A maior parte dos pesquisadores que estuda essa ligação
insulina/câncer parece preocupada primariamente com a descoberta de uma droga
que possa suprimir a sinalização de insulina [insulin signaling] em células
tumorais incipientes e assim, eles esperam, inibir ou evitar inteiramente seu
crescimento. Muitos dos especialistas que escrevem sobre a ligação
insulina/câncer da perspectiva da saúde pública – como no relatório de 2007 do
Fundo mundial para pesquisa do câncer e o Instituto americano para pesquisa do
câncer – trabalham com a pressuposição de que níveis cronicamente elevados de
insulina e resistência à insulina são causados por estar-se gordo ou engordar.

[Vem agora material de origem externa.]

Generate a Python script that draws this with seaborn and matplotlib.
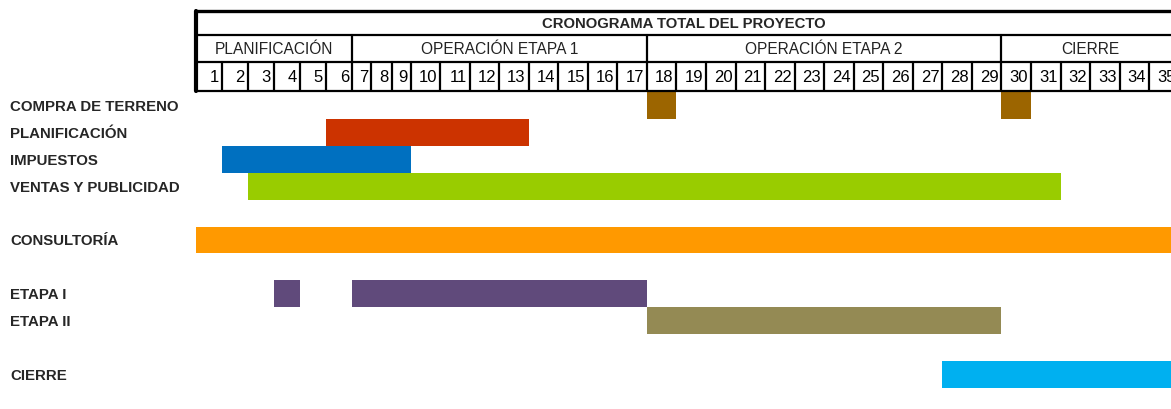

Eles
recomendam, como o relatório de 2007, que trabalhemos para emagrecer e nos
tornar mais ativos fisicamente, e isso por sua vez nos ajudará a evitar o
câncer.
Mas alguns pesquisadores defendem, como Cantley e Thompson,
que se algo além da obesidade causa a resistência à insulina, provavelmente é a
causa dietética de muitos cânceres. Se é o açúcar que causa a resistência à
insulina, eles dizem, então é quase inevitável concluir que o açúcar causa
câncer – alguns cânceres, ao menos – por mais radical que isso possa parecer e
a despeito do fato de que essa sugestão raramente é feita publicamente. Exatamente
por essa razão, nenhum desses dois pesquisadores comem açúcar ou xarope de
milho, se podem evitá-lo.
"Eu eliminei o açúcar refinado da minha dieta e como
tão pouco quanto possível", Thompson me contou, "porque acredito
afinal que é algo que posso fazer para diminuir meu risco de câncer".
Cantley coloca a questão nos seguintes termos: "Açúcar me assusta".
Açúcar me assusta, também, óbvio. Eu gostaria de comê-lo com
moderação. Eu certamente gostaria que meus dois filhos o comessem com
moderação, não em excesso, mas depois de estudar e escrever sobre esse assunto
por mais de uma década, eu de fato não sei o que isso signfica. Se o açúcar
engorda, é uma coisa. Se começamos a engordar, comemos menos dele. Mas estamos
falando também sobre coisas que não conseguimos ver – fígado gorduroso, resistência
à insulina e tudo que se segue. Oficialmente eu não devo me preocupar porque a
evidência não é conclusiva, mas eu me preocupo.